It’s finally happened. My mother, who is 84 and mentally quite sharp, had her driver’s license taken away. Between my mother’s poor vision, slow reaction time, and inability to fully turn her head, her doctor said she needed to put the safety of herself and others first. I’m relieved.
But my mother is sad and irritated. She says driving was her lifeline and now feels like she’ll just ‘shrivel up and die.’ She’s always been independent. I also know she’s heartbroken about selling her car. (It was my dad’s car and she’s been driving it ever since he passed.)
I’ve been trying to reassure her that she can stay busy and see her friends but she says she doesn’t want to talk about it, that I can’t possibly understand how awful she feels.
I am happy, and able, to drive her anywhere she wants but what else can I do to make her feel better?
The first thing you can do for your mother would be to sit down, close your eyes, and try very hard to imagine your life without the independence a car gives all of us who drive.
How many times do you hop into your car to go get groceries, a prescription, or the dry cleaning? How often do you use it to visit a friend, help them because their car was in the shop, or take them to the airport? Have you ever just gone for a drive because it was a beautiful day or, conversely, because you were having a terrible day?
Hopefully this exercise will help you empathize with your mother. By honestly understanding her reactions you will be better equipped to help her adjust to this huge life transition.

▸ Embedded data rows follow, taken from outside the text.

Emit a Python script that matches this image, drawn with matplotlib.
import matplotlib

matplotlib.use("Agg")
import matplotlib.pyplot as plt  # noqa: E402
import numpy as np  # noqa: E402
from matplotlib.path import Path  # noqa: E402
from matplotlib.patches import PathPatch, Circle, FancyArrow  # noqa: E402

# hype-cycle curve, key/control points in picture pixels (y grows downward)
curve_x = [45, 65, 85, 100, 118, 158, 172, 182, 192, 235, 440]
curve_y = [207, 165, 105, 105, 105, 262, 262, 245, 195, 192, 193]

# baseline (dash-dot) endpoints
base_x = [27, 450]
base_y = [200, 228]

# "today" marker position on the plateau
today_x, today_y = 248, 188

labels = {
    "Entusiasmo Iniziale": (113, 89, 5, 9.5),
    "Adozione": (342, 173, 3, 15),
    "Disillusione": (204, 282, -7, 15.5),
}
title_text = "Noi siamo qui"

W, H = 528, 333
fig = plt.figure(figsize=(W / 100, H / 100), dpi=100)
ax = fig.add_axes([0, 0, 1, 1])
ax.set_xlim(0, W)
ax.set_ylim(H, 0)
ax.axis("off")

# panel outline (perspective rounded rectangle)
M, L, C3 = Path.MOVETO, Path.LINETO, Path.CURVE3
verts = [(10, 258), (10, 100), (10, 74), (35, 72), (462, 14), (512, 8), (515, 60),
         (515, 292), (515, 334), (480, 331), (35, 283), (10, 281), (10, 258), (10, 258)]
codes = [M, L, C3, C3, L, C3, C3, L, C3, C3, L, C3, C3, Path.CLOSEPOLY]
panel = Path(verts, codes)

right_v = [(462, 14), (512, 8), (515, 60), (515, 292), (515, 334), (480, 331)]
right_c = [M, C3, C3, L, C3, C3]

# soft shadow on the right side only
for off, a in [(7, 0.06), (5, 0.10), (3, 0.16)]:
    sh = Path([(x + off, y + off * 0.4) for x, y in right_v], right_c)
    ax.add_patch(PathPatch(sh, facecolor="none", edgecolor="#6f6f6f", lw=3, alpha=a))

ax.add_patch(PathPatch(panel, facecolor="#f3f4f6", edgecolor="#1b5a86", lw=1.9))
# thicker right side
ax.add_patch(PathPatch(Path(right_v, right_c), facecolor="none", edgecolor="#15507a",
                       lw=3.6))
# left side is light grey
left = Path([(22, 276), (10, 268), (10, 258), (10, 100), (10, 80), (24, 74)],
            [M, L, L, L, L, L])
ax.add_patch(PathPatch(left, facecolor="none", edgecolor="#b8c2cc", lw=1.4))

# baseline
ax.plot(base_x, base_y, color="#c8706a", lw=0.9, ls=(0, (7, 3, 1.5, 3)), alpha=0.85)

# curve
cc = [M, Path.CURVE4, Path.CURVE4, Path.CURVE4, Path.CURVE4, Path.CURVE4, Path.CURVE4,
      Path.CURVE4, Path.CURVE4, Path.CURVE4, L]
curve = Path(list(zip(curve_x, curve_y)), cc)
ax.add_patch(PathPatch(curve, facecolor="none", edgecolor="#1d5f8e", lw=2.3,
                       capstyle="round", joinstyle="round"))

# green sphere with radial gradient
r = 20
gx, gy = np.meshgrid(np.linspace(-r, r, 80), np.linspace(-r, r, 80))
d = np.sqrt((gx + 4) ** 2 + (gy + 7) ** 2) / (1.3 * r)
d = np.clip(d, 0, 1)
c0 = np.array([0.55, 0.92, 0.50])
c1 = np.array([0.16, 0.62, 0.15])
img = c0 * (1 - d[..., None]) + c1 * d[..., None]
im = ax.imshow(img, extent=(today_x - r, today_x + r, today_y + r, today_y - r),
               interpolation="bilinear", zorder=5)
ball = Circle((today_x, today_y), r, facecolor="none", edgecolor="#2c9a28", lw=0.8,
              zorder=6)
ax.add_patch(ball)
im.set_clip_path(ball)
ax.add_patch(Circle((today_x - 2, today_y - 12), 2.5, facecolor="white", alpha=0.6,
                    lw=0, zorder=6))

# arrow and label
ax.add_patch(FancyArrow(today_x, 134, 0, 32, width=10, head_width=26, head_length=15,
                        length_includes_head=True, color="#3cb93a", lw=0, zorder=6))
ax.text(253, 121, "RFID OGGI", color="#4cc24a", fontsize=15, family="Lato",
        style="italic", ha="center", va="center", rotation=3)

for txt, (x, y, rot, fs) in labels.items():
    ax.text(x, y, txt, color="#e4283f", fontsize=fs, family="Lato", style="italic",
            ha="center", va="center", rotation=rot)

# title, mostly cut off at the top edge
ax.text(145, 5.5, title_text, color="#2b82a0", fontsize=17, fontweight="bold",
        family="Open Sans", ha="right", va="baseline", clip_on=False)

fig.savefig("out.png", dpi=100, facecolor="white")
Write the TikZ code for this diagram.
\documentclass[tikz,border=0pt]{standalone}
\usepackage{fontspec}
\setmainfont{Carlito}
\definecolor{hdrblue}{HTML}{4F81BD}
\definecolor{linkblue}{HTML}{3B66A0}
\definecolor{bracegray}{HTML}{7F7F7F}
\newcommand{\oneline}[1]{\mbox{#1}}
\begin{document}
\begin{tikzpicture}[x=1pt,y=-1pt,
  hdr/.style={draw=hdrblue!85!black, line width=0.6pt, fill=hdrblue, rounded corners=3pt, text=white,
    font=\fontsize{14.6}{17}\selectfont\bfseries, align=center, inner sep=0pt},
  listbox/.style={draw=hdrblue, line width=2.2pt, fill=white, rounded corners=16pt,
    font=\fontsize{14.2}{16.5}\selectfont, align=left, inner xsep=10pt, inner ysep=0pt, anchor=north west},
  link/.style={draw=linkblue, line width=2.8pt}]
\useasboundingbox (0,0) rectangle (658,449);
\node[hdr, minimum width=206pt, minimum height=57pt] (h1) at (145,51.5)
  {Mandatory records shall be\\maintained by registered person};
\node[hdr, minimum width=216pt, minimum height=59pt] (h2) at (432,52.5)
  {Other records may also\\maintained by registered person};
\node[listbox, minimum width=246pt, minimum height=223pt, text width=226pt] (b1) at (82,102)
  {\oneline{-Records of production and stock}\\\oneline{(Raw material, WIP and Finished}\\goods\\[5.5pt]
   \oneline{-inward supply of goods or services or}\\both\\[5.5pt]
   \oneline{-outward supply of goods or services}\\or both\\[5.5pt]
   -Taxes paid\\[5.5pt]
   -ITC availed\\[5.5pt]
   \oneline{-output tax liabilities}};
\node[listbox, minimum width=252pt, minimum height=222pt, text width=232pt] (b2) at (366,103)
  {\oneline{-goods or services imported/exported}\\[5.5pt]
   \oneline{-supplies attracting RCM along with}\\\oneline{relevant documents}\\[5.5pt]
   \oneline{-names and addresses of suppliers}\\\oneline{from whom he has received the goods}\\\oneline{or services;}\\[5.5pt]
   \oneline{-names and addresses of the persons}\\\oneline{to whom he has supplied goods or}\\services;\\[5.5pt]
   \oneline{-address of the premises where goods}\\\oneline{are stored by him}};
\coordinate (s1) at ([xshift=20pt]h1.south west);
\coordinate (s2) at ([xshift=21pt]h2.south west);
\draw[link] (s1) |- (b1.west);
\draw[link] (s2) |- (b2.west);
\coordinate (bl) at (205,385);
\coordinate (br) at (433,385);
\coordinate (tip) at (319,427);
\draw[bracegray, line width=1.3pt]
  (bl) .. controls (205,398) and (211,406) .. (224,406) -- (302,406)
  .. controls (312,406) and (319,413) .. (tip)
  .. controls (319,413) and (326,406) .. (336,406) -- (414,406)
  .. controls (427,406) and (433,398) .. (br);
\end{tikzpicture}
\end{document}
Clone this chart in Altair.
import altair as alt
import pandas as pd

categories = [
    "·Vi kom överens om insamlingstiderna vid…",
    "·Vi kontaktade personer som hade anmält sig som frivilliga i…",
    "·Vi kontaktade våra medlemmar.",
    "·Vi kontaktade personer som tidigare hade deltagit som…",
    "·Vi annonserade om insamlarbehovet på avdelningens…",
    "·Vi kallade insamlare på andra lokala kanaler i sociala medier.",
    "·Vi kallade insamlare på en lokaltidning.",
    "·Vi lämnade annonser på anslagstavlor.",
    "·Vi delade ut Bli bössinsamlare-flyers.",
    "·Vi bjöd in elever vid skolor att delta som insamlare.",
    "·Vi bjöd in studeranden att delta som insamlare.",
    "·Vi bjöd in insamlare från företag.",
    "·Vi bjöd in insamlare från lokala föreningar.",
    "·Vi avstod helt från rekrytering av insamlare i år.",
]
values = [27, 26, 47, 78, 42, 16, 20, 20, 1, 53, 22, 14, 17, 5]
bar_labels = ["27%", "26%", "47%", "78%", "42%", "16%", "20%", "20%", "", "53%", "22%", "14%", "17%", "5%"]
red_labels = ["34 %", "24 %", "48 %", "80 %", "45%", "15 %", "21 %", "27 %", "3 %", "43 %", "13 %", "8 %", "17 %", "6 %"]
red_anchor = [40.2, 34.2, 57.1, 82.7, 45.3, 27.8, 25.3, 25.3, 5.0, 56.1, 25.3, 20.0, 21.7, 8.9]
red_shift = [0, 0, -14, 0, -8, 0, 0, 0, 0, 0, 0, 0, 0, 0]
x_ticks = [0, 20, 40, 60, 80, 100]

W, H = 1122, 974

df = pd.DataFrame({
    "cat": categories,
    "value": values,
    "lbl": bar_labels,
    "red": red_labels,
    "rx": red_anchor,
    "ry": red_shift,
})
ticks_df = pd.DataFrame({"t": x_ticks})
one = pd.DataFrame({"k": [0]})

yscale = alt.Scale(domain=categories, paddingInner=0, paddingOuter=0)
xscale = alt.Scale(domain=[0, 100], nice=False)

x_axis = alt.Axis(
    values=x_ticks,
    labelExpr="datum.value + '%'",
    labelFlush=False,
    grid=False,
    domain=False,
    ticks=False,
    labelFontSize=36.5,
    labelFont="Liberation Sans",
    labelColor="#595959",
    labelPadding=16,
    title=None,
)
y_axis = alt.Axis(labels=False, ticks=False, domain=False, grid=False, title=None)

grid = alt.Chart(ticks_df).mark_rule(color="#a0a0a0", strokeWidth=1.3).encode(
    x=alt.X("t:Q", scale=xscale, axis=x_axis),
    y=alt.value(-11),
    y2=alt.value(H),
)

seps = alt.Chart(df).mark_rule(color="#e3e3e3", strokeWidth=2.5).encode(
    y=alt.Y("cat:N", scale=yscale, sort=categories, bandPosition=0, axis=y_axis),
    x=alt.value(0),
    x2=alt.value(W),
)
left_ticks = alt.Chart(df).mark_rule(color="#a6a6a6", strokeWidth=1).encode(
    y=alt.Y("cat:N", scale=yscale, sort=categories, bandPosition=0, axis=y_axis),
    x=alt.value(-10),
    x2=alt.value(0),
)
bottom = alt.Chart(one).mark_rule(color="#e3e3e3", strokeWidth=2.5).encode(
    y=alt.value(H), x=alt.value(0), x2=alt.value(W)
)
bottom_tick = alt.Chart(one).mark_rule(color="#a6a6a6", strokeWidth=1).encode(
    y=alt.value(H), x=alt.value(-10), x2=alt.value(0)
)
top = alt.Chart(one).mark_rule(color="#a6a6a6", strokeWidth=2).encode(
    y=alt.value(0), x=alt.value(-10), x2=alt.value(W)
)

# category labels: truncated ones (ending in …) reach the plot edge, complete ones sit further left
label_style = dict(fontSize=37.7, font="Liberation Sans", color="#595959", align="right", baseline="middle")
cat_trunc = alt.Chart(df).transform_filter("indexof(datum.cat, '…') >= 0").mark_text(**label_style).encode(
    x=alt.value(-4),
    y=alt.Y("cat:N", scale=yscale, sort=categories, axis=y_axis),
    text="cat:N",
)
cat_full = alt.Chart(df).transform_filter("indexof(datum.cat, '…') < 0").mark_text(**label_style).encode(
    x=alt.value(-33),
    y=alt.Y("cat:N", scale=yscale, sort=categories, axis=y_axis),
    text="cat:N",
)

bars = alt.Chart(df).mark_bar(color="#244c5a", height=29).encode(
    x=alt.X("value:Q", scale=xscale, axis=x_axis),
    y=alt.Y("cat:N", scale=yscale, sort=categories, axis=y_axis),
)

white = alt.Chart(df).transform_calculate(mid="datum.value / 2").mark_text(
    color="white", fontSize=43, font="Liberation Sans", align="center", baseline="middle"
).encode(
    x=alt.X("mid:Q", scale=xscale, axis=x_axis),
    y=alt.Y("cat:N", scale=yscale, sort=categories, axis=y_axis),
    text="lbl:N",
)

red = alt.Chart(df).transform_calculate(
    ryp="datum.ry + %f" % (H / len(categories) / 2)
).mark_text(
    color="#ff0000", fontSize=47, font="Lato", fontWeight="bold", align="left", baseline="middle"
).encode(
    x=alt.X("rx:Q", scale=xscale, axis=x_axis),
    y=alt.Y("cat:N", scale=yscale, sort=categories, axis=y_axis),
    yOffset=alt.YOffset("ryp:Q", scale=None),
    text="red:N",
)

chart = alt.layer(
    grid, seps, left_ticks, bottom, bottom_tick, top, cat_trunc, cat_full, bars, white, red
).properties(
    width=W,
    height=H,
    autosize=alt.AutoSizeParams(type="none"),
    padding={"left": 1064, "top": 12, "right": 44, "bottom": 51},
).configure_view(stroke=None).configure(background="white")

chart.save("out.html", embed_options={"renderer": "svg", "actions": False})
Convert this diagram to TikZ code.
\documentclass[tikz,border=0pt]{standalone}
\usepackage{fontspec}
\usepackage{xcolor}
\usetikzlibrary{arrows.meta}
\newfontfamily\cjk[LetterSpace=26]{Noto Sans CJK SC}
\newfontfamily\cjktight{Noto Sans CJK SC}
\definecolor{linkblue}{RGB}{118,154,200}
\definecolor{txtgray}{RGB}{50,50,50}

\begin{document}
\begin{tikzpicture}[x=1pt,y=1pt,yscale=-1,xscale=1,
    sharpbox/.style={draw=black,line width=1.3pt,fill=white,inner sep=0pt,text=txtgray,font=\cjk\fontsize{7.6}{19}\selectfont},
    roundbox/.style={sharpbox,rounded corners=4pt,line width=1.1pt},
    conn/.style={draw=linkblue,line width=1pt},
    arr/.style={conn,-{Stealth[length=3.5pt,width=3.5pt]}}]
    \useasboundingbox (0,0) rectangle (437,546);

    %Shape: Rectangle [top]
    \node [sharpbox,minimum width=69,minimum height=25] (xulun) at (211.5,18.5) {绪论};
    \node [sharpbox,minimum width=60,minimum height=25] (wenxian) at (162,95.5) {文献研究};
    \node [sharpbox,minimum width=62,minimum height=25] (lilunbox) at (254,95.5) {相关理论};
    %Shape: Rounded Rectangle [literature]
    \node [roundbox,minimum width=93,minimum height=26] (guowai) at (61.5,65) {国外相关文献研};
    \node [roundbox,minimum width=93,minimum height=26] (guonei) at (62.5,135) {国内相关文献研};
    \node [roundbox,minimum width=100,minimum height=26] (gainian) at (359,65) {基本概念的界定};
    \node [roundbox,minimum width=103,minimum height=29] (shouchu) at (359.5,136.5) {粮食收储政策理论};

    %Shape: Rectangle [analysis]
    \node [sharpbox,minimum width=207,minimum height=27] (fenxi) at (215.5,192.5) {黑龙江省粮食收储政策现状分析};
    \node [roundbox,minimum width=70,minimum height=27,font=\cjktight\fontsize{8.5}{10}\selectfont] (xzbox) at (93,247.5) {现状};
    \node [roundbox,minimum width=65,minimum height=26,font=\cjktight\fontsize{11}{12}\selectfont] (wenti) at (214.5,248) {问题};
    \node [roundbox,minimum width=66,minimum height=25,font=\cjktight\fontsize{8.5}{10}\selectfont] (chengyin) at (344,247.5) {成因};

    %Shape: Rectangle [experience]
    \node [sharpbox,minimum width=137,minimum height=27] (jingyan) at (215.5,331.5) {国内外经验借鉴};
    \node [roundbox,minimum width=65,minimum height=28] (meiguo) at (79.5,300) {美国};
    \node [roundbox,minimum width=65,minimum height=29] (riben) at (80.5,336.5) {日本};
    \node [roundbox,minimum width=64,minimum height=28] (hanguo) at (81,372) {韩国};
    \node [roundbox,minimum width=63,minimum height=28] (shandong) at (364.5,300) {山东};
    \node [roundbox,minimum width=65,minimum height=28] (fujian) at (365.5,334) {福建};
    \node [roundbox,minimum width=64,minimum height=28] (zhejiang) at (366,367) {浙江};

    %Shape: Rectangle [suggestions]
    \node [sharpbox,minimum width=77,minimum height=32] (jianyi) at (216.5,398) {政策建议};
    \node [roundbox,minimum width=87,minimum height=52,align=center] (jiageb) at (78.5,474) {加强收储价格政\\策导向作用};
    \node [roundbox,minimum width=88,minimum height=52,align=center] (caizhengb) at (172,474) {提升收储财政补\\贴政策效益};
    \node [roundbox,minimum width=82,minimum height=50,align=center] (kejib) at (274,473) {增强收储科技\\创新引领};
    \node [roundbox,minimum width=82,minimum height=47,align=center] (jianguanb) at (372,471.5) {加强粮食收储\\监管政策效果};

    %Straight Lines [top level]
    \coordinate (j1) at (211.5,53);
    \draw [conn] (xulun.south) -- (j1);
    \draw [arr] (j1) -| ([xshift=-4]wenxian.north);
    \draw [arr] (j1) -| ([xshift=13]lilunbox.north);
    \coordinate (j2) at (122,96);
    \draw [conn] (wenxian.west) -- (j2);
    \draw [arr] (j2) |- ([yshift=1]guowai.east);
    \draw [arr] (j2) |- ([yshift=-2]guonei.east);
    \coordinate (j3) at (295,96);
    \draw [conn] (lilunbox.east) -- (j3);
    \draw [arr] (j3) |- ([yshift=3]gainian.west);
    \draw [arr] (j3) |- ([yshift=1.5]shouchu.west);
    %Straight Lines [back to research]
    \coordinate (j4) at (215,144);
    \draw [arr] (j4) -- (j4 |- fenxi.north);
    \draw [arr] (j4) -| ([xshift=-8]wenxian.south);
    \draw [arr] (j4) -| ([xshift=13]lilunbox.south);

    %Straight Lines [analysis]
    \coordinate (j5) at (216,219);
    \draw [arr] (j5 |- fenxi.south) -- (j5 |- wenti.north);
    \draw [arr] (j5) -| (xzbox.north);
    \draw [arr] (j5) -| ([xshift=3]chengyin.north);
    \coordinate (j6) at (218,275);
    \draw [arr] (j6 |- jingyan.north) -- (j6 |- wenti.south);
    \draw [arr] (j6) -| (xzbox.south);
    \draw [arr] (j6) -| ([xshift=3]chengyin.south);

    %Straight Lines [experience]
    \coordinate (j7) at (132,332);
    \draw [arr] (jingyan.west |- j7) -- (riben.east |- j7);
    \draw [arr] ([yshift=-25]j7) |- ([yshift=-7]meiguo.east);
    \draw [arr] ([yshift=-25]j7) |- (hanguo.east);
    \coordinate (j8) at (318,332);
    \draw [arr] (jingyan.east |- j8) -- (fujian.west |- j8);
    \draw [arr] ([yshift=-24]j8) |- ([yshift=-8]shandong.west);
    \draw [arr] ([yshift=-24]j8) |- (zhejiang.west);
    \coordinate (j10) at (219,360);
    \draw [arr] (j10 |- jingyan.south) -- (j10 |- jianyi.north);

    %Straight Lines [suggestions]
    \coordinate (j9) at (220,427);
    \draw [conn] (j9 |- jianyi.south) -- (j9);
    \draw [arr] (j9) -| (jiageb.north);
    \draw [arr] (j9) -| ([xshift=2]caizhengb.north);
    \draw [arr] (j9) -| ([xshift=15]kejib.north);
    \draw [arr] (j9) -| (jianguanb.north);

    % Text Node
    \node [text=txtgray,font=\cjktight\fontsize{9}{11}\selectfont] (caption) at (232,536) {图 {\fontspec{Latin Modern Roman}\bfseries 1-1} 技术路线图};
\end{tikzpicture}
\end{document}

Recognize that your “mentally quite sharp” mother is mourning the loss of a very significant part of herself. Give or take a few years, she has probably been behind the wheel of a car for roughly 60 years? That car was her identity, her lifeline, her freedom. All of that has been snatched away from her. No wonder she feels like she will just “shrivel up and die.”
For the time being, let your mother feel whatever she wants to feel. Of course she’s sad and irritated. Listen to what she has to say, even if it feels like useless complaining. She needs to get these feelings out.
While you may be inclined to offer up solutions, now is not the time. Your mother’s not ready and solutions may just be another source of irritation. Nor should you whitewash her new reality with empty reassurances or bad jokes, like “hey, no more looking for a parking place!”
As for selling her car? That is the last thing that you should be considering right now. Since it was your father’s car first, your mother has one more emotional connection to it and driving. Let the car sit in the garage, for months if need be. The decision to sell the car will be your mother’s to make. In the meantime, you can, if she prefers, use it when you take her on errands or to visit friends.
It’s wonderful you are available to drive her over the next few months. Do you know your mother’s regular schedule very well? If so, offer to drive her before she has to ask. (Many people in your mother’s situation are reluctant to ask for rides for leisure activities.)
Realistically, your mother may not ever fully accept this limitation to her freedom. But when you see that she is a bit more resigned to her reality, ask her if you could explain what alternative modes of transportation are available to her. When she is ready to try them, go with her the first few times so she can feel more confident.
Finally, if your mother has computer skills, encourage her to use them. Show her all of the online services that are available. She can regain some of her independence by using online banking, bill paying, and shopping.
This is a tough one, that’s for sure! Good luck to both of you.